Figure scripts

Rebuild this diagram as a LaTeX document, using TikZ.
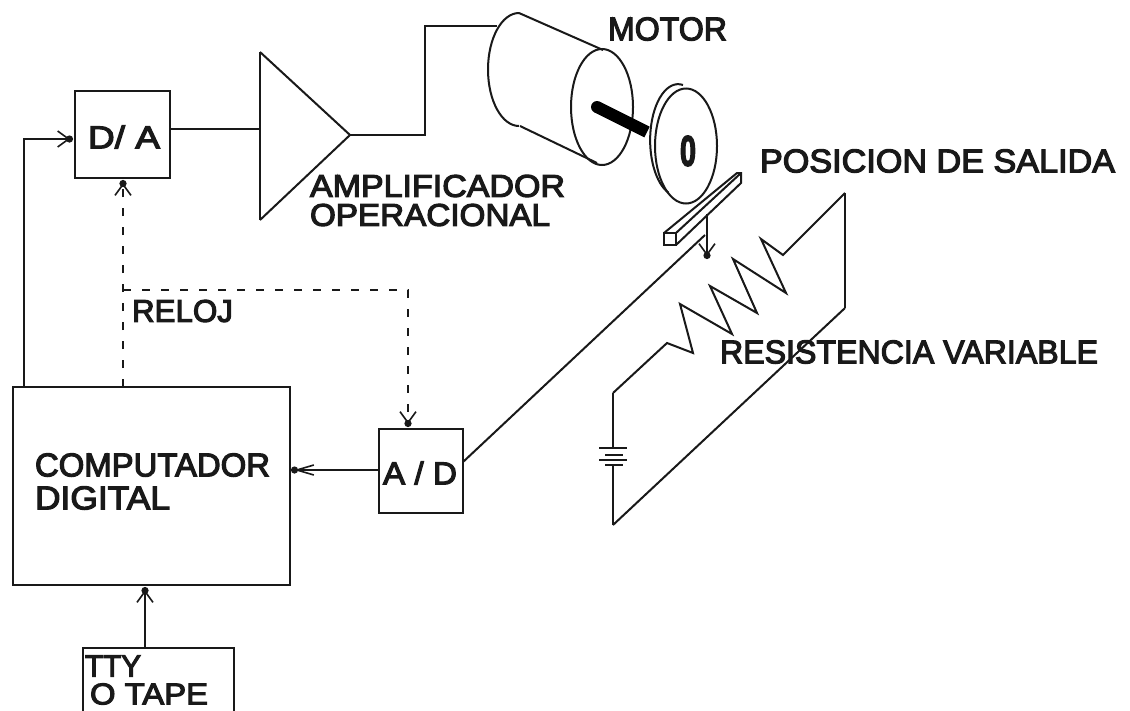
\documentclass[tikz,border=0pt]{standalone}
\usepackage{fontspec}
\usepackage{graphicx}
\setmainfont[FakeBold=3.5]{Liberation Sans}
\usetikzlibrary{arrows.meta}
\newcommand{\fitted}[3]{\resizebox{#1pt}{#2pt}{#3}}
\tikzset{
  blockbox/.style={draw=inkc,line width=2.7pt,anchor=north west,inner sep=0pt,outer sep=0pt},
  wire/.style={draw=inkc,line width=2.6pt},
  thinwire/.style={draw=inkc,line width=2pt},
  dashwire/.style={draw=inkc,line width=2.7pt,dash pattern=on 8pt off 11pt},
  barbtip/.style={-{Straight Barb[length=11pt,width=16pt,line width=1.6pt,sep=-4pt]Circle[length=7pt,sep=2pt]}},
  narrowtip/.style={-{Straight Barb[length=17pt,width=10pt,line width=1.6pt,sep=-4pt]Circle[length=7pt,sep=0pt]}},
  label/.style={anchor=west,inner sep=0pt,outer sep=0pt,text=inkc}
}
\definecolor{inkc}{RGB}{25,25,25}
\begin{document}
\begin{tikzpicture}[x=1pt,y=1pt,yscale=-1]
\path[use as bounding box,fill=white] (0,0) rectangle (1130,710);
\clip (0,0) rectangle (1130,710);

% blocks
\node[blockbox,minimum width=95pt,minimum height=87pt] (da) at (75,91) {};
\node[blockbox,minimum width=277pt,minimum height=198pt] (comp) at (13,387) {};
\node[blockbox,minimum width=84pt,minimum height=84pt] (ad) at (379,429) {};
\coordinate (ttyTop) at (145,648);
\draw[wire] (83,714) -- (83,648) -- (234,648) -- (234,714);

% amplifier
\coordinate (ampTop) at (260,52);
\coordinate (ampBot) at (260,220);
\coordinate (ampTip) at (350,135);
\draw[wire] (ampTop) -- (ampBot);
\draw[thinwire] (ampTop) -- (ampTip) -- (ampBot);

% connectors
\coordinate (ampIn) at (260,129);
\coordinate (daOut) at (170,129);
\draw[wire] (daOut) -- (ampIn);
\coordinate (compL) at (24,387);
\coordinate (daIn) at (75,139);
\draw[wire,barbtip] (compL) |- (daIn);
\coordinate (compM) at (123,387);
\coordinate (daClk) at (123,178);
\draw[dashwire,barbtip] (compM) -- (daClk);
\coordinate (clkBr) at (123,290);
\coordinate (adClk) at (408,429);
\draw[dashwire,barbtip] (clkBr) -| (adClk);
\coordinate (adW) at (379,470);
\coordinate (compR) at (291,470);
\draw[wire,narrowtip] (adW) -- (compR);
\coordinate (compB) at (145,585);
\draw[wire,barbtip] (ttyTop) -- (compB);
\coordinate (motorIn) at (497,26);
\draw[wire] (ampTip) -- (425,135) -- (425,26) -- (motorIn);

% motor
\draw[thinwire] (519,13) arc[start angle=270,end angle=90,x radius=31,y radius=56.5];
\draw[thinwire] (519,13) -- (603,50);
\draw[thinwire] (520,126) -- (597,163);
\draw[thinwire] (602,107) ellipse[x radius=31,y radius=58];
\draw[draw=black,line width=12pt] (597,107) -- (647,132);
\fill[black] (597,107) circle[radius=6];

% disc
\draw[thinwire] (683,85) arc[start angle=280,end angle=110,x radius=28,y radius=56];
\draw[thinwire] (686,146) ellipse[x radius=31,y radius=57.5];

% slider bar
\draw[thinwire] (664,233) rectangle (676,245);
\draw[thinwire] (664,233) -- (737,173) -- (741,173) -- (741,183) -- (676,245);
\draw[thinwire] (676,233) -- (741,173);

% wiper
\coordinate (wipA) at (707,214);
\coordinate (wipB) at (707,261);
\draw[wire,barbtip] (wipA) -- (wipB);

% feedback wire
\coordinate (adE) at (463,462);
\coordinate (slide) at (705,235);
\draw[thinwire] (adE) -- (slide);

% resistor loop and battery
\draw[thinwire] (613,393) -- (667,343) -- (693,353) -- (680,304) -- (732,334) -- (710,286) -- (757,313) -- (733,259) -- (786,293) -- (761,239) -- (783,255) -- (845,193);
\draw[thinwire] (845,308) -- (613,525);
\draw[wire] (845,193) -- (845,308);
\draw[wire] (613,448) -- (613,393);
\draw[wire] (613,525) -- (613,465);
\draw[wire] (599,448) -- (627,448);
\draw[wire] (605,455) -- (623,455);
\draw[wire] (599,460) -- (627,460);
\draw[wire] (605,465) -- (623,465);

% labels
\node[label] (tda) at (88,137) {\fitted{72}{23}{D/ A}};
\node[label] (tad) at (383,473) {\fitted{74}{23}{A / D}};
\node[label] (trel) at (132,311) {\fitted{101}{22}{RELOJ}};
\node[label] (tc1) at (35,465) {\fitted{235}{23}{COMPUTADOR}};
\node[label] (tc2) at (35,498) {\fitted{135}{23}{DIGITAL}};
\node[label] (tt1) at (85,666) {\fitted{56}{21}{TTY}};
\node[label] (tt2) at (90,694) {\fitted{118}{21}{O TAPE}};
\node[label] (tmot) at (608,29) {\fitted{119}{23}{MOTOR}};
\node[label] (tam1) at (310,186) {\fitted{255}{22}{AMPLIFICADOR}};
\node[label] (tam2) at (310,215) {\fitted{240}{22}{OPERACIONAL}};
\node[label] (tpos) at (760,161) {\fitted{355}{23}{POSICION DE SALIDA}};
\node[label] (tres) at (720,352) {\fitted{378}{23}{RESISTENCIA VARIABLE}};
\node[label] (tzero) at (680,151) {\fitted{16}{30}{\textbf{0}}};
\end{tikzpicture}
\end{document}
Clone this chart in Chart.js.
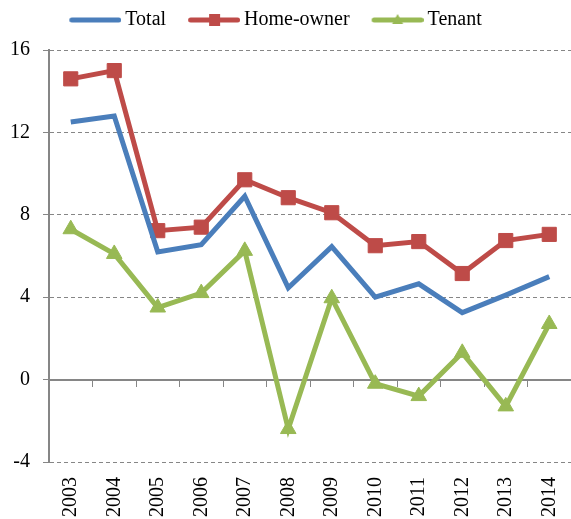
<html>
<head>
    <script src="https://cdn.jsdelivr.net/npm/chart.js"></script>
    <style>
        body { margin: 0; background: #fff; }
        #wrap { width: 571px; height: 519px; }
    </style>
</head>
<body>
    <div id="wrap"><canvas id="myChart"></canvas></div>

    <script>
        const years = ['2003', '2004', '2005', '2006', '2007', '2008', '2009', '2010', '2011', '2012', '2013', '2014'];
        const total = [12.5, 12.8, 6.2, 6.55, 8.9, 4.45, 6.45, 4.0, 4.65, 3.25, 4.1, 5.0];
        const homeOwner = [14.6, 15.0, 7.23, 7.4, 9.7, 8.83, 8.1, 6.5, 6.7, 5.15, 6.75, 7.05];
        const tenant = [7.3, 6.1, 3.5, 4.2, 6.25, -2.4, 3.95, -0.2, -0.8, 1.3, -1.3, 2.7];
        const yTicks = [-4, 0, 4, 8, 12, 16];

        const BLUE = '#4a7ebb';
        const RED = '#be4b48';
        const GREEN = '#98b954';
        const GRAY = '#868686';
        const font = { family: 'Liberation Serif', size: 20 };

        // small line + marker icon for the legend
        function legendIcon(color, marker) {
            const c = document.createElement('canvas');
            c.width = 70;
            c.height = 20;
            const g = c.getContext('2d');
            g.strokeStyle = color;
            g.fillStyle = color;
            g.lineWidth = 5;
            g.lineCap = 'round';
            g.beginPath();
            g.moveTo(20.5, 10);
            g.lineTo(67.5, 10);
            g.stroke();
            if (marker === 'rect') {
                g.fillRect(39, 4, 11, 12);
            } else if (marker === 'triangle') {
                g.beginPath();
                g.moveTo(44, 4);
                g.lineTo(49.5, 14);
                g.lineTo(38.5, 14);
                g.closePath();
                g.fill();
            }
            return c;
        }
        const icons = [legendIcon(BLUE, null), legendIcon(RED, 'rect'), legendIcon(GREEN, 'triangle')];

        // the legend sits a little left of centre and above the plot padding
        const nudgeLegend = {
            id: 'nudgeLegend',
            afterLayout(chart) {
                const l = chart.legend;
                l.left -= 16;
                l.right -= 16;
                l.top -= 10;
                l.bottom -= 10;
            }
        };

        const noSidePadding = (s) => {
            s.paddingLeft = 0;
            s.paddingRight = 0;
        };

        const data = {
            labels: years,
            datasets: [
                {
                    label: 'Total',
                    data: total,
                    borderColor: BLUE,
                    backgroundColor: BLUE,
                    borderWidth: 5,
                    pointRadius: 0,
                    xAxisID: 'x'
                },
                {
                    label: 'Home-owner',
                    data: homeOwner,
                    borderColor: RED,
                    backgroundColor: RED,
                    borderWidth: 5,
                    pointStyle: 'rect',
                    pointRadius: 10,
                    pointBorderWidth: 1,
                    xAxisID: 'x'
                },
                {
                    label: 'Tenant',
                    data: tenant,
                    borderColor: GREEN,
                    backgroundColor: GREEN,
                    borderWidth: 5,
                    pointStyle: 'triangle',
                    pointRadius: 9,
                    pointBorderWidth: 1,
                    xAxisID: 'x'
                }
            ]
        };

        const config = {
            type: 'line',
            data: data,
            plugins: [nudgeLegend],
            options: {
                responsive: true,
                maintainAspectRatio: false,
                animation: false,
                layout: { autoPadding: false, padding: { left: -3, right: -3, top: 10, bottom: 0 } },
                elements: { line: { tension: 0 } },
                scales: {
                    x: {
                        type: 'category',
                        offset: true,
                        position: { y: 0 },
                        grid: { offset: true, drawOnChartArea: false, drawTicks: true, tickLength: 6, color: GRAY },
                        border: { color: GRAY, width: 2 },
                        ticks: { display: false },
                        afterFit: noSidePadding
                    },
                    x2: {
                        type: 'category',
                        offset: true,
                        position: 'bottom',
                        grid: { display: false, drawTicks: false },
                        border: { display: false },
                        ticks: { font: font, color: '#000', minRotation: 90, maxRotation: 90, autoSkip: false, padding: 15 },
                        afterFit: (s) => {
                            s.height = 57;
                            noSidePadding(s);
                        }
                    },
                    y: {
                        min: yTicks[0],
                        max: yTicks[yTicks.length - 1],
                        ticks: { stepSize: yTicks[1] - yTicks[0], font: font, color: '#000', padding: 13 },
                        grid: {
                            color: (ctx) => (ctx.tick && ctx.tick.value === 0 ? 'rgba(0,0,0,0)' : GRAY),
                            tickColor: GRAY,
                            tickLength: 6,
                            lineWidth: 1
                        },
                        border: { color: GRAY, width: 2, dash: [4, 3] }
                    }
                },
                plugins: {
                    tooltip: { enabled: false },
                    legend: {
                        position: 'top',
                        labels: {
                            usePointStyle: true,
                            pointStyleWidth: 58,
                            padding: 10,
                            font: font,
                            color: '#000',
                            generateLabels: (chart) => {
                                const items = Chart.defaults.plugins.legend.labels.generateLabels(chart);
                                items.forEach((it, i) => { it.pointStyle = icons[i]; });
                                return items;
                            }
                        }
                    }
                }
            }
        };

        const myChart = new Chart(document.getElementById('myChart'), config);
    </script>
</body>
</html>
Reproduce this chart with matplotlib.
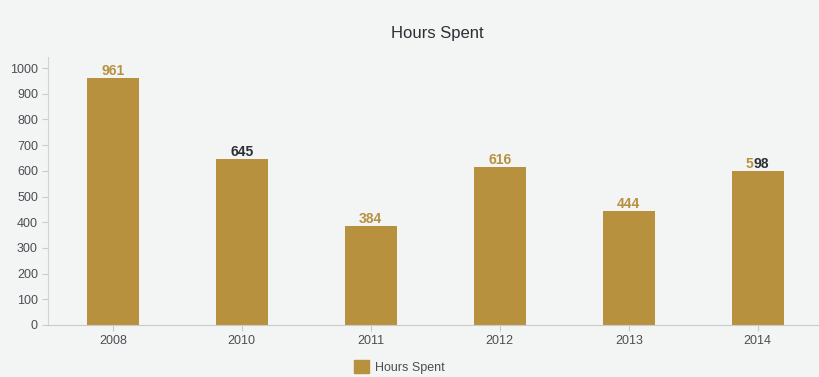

Goal of the exercise: Go to the line containing "Clone this chart in Chart.js." and copy exactly from there through the line containing "const yTicks = [-4, 0, 4, 8, 12, 16];", both included, and nothing more. Pictures are excluded.

Answer for the task:
Clone this chart in Chart.js.
<html>
<head>
    <script src="https://cdn.jsdelivr.net/npm/chart.js"></script>
    <style>
        body { margin: 0; background: #fff; }
        #wrap { width: 571px; height: 519px; }
    </style>
</head>
<body>
    <div id="wrap"><canvas id="myChart"></canvas></div>

    <script>
        const years = ['2003', '2004', '2005', '2006', '2007', '2008', '2009', '2010', '2011', '2012', '2013', '2014'];
        const total = [12.5, 12.8, 6.2, 6.55, 8.9, 4.45, 6.45, 4.0, 4.65, 3.25, 4.1, 5.0];
        const homeOwner = [14.6, 15.0, 7.23, 7.4, 9.7, 8.83, 8.1, 6.5, 6.7, 5.15, 6.75, 7.05];
        const tenant = [7.3, 6.1, 3.5, 4.2, 6.25, -2.4, 3.95, -0.2, -0.8, 1.3, -1.3, 2.7];
        const yTicks = [-4, 0, 4, 8, 12, 16];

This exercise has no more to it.